REQUIRED TASK
Don't include pictures. Quote the lines below from the first through the line that contains "0.921, 0.962, 0.986]".

DATA SEGMENT
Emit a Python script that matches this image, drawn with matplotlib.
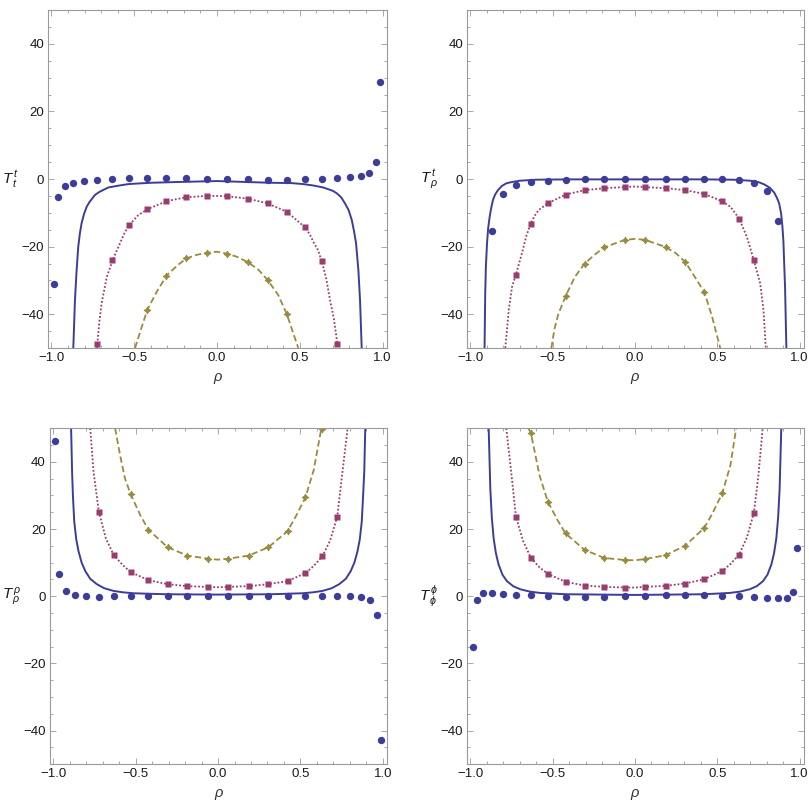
import numpy as np
import matplotlib
matplotlib.use('Agg')
import matplotlib.pyplot as plt
from matplotlib.ticker import MultipleLocator, FuncFormatter

plt.rcParams['font.family'] = ['Liberation Sans', 'DejaVu Sans']
plt.rcParams['mathtext.fontset'] = 'custom'
plt.rcParams['mathtext.rm'] = 'Liberation Sans'
plt.rcParams['mathtext.it'] = 'Liberation Sans:italic'

nan = np.nan
BLUE = '#3d3d99'
MAGENTA = '#993d71'
OLIVE = '#998b3d'

# sample points (rho) shared by all numerical series
rho = [-0.986, -0.962, -0.921, -0.868, -0.803, -0.723, -0.633, -0.53, -0.422, -0.306, -0.186, -0.062,
       0.062, 0.186, 0.306, 0.422, 0.53, 0.633, 0.723, 0.803, 0.868, 0.921, 0.962, 0.986]

# ---- panel 1 : T^t_t
tt_dots = [-31.1, -5.4, -2.0, -1.1, -0.6, -0.2, 0.0, 0.2, 0.2, 0.2, 0.2, 0.1,
           0.0, -0.1, -0.3, -0.2, -0.1, 0.1, 0.2, 0.5, 0.9, 1.7, 4.9, 28.7]
tt_sq = [nan]*5 + [-48.9, -23.9, -13.5, -8.9, -6.4, -5.4, -5.0, -5.1, -5.9, -7.2, -9.7, -14.2, -24.3, -48.7] + [nan]*5
tt_dia = [nan]*8 + [-38.7, -28.7, -23.5, -21.8, -22.1, -24.6, -29.9, -40.0] + [nan]*8
tt_blue_x = [-0.868, -0.858, -0.848, -0.838, -0.828, -0.818, -0.803, -0.787, -0.77, -0.737, -0.71, -0.657,
             -0.6, -0.536, -0.47, -0.395, -0.254, 0.0,
             0.32, 0.45, 0.521, 0.58, 0.642, 0.70, 0.723, 0.75, 0.773, 0.795, 0.814, 0.828, 0.84, 0.854, 0.864, 0.874]
tt_blue_y = [-50, -35.9, -27, -20, -16, -13.1, -10.3, -8.2, -6.8, -4.7, -3.8, -2.5,
             -2.0, -1.5, -1.3, -1.1, -0.9, -0.6,
             -1.1, -1.2, -1.5, -1.9, -2.5, -3.5, -4.2, -5.4, -7.2, -9.2, -12.1, -15.5, -19, -27, -35.9, -50]
tt_mag_x = [-0.725, -0.71, -0.697, -0.666, -0.63, -0.586, -0.56, -0.53, -0.476, -0.419, -0.302, -0.186, -0.062, 0.0,
            0.062, 0.186, 0.306, 0.422, 0.53, 0.56, 0.582, 0.61, 0.633, 0.66, 0.683, 0.705, 0.727, 0.73]
tt_mag_y = [-50, -42, -36.8, -29, -24, -19, -16.1, -13.6, -10.7, -8.9, -6.5, -5.4, -5.0, -5.0,
            -5.1, -5.8, -7.2, -9.7, -14.2, -16.3, -18.6, -21.0, -24.3, -29.5, -35.9, -41, -48.7, -50]
tt_oli_x = [-0.495, -0.455, -0.419, -0.36, -0.302, -0.24, -0.186, -0.12, -0.062, 0.0,
            0.062, 0.12, 0.186, 0.25, 0.306, 0.37, 0.422, 0.461, 0.491]
tt_oli_y = [-50, -43.8, -38.5, -33.0, -28.4, -25.6, -23.5, -22.4, -21.8, -21.5,
            -22.1, -23.0, -24.6, -26.8, -29.9, -34.3, -40.0, -45.7, -50]

# ---- panel 2 : T^t_rho
tr_dots = [nan]*3 + [-15.3, -4.4, -1.8, -0.8, -0.5, -0.2, 0, 0, 0, 0,
                     0, 0, 0, -0.1, -0.4, -1.3, -3.5, -12.4] + [nan]*3
tr_sq = [nan]*5 + [-28.3, -13.2, -7.2, -4.6, -3.3, -2.7, -2.4, -2.4, -2.7, -3.3, -4.4, -6.6, -11.7, -24.1] + [nan]*5
tr_dia = [nan]*8 + [-34.7, -25.0, -20.2, -18.0, -18.0, -20.1, -24.6, -33.5] + [nan]*8
tr_blue_x = [-0.914, -0.91, -0.906, -0.899, -0.892, -0.883, -0.873, -0.863, -0.85, -0.833, -0.81, -0.783, -0.75,
             -0.70, -0.6, -0.4, 0.0, 0.4, 0.6, 0.70, 0.75, 0.786, 0.82, 0.846, 0.863, 0.876, 0.888, 0.896,
             0.902, 0.906, 0.912, 0.915, 0.92]
tr_blue_y = [-50, -33.9, -26, -19, -14.5, -11.2, -8.4, -6.2, -4.6, -3.3, -2.1, -1.3, -0.9,
             -0.5, -0.2, -0.1, -0.1, -0.1, -0.2, -0.5, -0.9, -1.6, -2.6, -4.0, -5.6, -7.2, -10.2, -14.1,
             -18.5, -24, -32, -38.8, -50]
tr_mag_x = [-0.788, -0.767, -0.747, -0.723, -0.687, -0.66, -0.633, -0.61, -0.586, -0.53, -0.422, -0.306, -0.186,
            -0.062, 0.0, 0.062, 0.186, 0.306, 0.422, 0.53, 0.58, 0.633, 0.68, 0.723, 0.761, 0.781, 0.795]
tr_mag_y = [-50, -38.8, -31.9, -28.2, -22, -16.8, -13.1, -10.9, -9.2, -7.2, -4.6, -3.3, -2.7,
            -2.4, -2.2, -2.4, -2.7, -3.3, -4.4, -6.6, -8.2, -11.7, -17.1, -24.1, -30.9, -38.8, -50]
tr_oli_x = [-0.508, -0.49, -0.466, -0.422, -0.366, -0.306, -0.24, -0.186, -0.062, 0.0,
            0.062, 0.186, 0.25, 0.306, 0.35, 0.422, 0.469, 0.518]
tr_oli_y = [-50, -44.5, -40.0, -34.7, -29, -25.0, -22.2, -20.2, -18.0, -17.7,
            -18.0, -20.1, -22.0, -24.6, -27.9, -33.5, -40.8, -50]

# ---- panel 3 : T^rho_rho
rr_dots = [46.2, 6.7, 1.6, 0.3, 0.0, -0.1, 0.0, 0.0, 0.0, 0.1, 0.1, 0.1,
           0.1, 0.1, 0.1, 0.1, 0.1, 0.1, 0.1, 0.1, -0.1, -1.1, -5.7, -42.7]
rr_sq = [nan]*5 + [25.2, 12.3, 7.2, 4.8, 3.6, 3.0, 2.8, 2.8, 3.0, 3.6, 4.5, 6.9, 11.9, 23.7] + [nan]*5
rr_dia = [nan]*7 + [30.4, 19.8, 14.6, 12.1, 11.2, 11.2, 12.1, 14.6, 19.4, 29.4, 49.8] + [nan]*6
rr_blue_x = [-0.891, -0.885, -0.88, -0.872, -0.86, -0.846, -0.827, -0.805, -0.775, -0.735, -0.69, -0.634,
             -0.58, -0.513, -0.42, -0.312, 0.0,
             0.312, 0.42, 0.513, 0.58, 0.634, 0.69, 0.735, 0.775, 0.805, 0.827, 0.846, 0.86, 0.872, 0.88, 0.887, 0.893]
rr_blue_y = [50, 37.1, 30, 22.3, 17, 13.4, 10, 7.5, 5.2, 3.6, 2.4, 1.6,
             1.2, 0.9, 0.75, 0.6, 0.5,
             0.6, 0.75, 0.9, 1.2, 1.6, 2.4, 3.6, 5.2, 7.5, 10, 13.4, 17, 22.3, 30, 37.1, 50]
rr_mag_x = [-0.775, -0.755, -0.723, -0.68, -0.633, -0.58, -0.53, -0.422, -0.306, -0.186, -0.062, 0.0,
            0.062, 0.186, 0.306, 0.422, 0.53, 0.58, 0.633, 0.68, 0.723, 0.755, 0.786]
rr_mag_y = [50, 37.1, 25.2, 17.2, 12.3, 9.4, 7.2, 4.8, 3.6, 3.0, 2.8, 2.7,
            2.8, 3.0, 3.6, 4.5, 6.9, 9.0, 11.9, 16.6, 23.7, 37.1, 50]
rr_oli_x = [-0.624, -0.594, -0.564, -0.53, -0.47, -0.422, -0.306, -0.186, -0.062, 0.0,
            0.062, 0.186, 0.306, 0.422, 0.47, 0.53, 0.58, 0.627]
rr_oli_y = [50, 42, 35, 30.4, 24.0, 19.8, 14.6, 12.1, 11.2, 10.9,
            11.2, 12.1, 14.6, 19.4, 23.6, 29.4, 37.5, 50]

# ---- panel 4 : T^phi_phi
pp_dots = [-15.2, -1.2, 0.9, 1.0, 0.8, 0.5, 0.3, 0.1, -0.1, -0.1, -0.1, 0.0,
           0.1, 0.3, 0.3, 0.3, 0.2, 0.0, -0.2, -0.4, -0.5, -0.4, 1.3, 14.4]
pp_sq = [nan]*5 + [23.6, 11.5, 6.7, 4.3, 3.2, 2.8, 2.6, 2.8, 3.1, 3.8, 5.1, 7.5, 12.4, 24.9] + [nan]*5
pp_dia = [nan]*6 + [48.7, 28.2, 18.7, 13.8, 11.4, 10.8, 11.1, 12.2, 15.1, 20.4, 30.6] + [nan]*7
pp_blue_x = [-0.889, -0.879, -0.87, -0.859, -0.845, -0.829, -0.805, -0.778, -0.74, -0.698, -0.64, -0.577,
             -0.5, -0.416, 0.0,
             0.416, 0.5, 0.577, 0.64, 0.698, 0.74, 0.778, 0.805, 0.829, 0.845, 0.859, 0.87, 0.879, 0.889]
pp_blue_y = [50, 32, 23.5, 17.3, 12.8, 9.5, 6.4, 4.5, 3.0, 2.1, 1.4, 1.0,
             0.8, 0.6, 0.4,
             0.6, 0.8, 1.0, 1.4, 2.1, 3.0, 4.5, 6.4, 9.5, 12.8, 17.3, 23.5, 32, 50]
pp_mag_x = [-0.782, -0.75, -0.723, -0.68, -0.633, -0.58, -0.53, -0.422, -0.306, -0.186, -0.062, 0.0,
            0.062, 0.186, 0.306, 0.422, 0.53, 0.58, 0.633, 0.68, 0.723, 0.75, 0.776]
pp_mag_y = [50, 36, 23.6, 16.5, 11.5, 8.6, 6.7, 4.3, 3.2, 2.8, 2.6, 2.6,
            2.8, 3.1, 3.8, 5.1, 7.5, 9.6, 12.4, 17.5, 24.9, 36, 50]
pp_oli_x = [-0.648, -0.633, -0.58, -0.53, -0.47, -0.422, -0.306, -0.186, -0.062, 0.0,
            0.062, 0.186, 0.306, 0.422, 0.47, 0.53, 0.58, 0.615]
pp_oli_y = [50, 48.7, 36, 28.2, 22.6, 18.7, 13.8, 11.4, 10.8, 10.7,
            11.1, 12.2, 15.1, 20.4, 24.6, 30.6, 39, 50]

panels = [
    (r'$T^{\,t}_{\,t}$', tt_dots, tt_sq, tt_dia, (tt_blue_x, tt_blue_y), (tt_mag_x, tt_mag_y), (tt_oli_x, tt_oli_y)),
    (r'$T^{\,t}_{\,\rho}$', tr_dots, tr_sq, tr_dia, (tr_blue_x, tr_blue_y), (tr_mag_x, tr_mag_y), (tr_oli_x, tr_oli_y)),
    (r'$T^{\,\rho}_{\,\rho}$', rr_dots, rr_sq, rr_dia, (rr_blue_x, rr_blue_y), (rr_mag_x, rr_mag_y), (rr_oli_x, rr_oli_y)),
    (r'$T^{\,\phi}_{\,\phi}$', pp_dots, pp_sq, pp_dia, (pp_blue_x, pp_blue_y), (pp_mag_x, pp_mag_y), (pp_oli_x, pp_oli_y)),
]

# axes rectangles in figure fractions (809 px square)
boxes = [[0.0597, 0.5698, 0.4187, 0.4178],
         [0.5776, 0.5698, 0.4162, 0.4178],
         [0.0618, 0.0553, 0.4170, 0.4153],
         [0.5776, 0.0553, 0.4162, 0.4153]]

fig = plt.figure(figsize=(8.09, 8.09), dpi=100)
star = (4, 1, 0)

for box, (lab, dots, sq, dia, bl, mg, ol) in zip(boxes, panels):
    ax = fig.add_axes(box)
    ax.plot(bl[0], bl[1], color=BLUE, lw=1.4, solid_joinstyle='round')
    ax.plot(mg[0], mg[1], color=MAGENTA, lw=1.3, linestyle=(0, (1, 1.1)))
    ax.plot(ol[0], ol[1], color=OLIVE, lw=1.3, linestyle=(0, (3.5, 1.8)))
    ax.plot(rho, dots, 'o', color=BLUE, ms=5.3, mec='none')
    ax.plot(rho, sq, 's', color=MAGENTA, ms=4, mec='none')
    ax.plot(rho, dia, marker=star, ls='none', color=OLIVE, ms=5, mec=OLIVE, mew=0.6)

    ax.set_xlim(-1.019, 1.027)
    ax.set_ylim(-50, 50)
    ax.xaxis.set_major_locator(MultipleLocator(0.5))
    ax.xaxis.set_minor_locator(MultipleLocator(0.1))
    ax.yaxis.set_major_locator(MultipleLocator(20))
    ax.yaxis.set_minor_locator(MultipleLocator(5))
    ax.xaxis.set_major_formatter(FuncFormatter(lambda v, p: ('%.1f' % v).replace('-', '\u2212')))
    ax.yaxis.set_major_formatter(FuncFormatter(lambda v, p: ('%d' % round(v)).replace('-', '\u2212')))
    ax.tick_params(which='both', direction='in', top=True, right=True, color='#9a9a9a',
                   labelsize=9.5, labelcolor='#1a1a1a', width=0.6, pad=3)
    ax.tick_params(which='major', length=4.5)
    ax.tick_params(which='minor', length=2.5)
    for s in ax.spines.values():
        s.set_color('#9a9a9a')
        s.set_linewidth(0.8)

    ax.set_xlabel(r'$\rho$', fontsize=10.5, color='#333333', labelpad=5)
    ax.set_ylabel(lab, fontsize=11, rotation=0, ha='right', va='center', color='#1a1a1a')
    ax.yaxis.set_label_coords(-0.085, 0.5)

fig.savefig('out.png', dpi=100)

CORRECT RESULT
Emit a Python script that matches this image, drawn with matplotlib.
import numpy as np
import matplotlib
matplotlib.use('Agg')
import matplotlib.pyplot as plt
from matplotlib.ticker import MultipleLocator, FuncFormatter

plt.rcParams['font.family'] = ['Liberation Sans', 'DejaVu Sans']
plt.rcParams['mathtext.fontset'] = 'custom'
plt.rcParams['mathtext.rm'] = 'Liberation Sans'
plt.rcParams['mathtext.it'] = 'Liberation Sans:italic'

nan = np.nan
BLUE = '#3d3d99'
MAGENTA = '#993d71'
OLIVE = '#998b3d'

# sample points (rho) shared by all numerical series
rho = [-0.986, -0.962, -0.921, -0.868, -0.803, -0.723, -0.633, -0.53, -0.422, -0.306, -0.186, -0.062,
       0.062, 0.186, 0.306, 0.422, 0.53, 0.633, 0.723, 0.803, 0.868, 0.921, 0.962, 0.986]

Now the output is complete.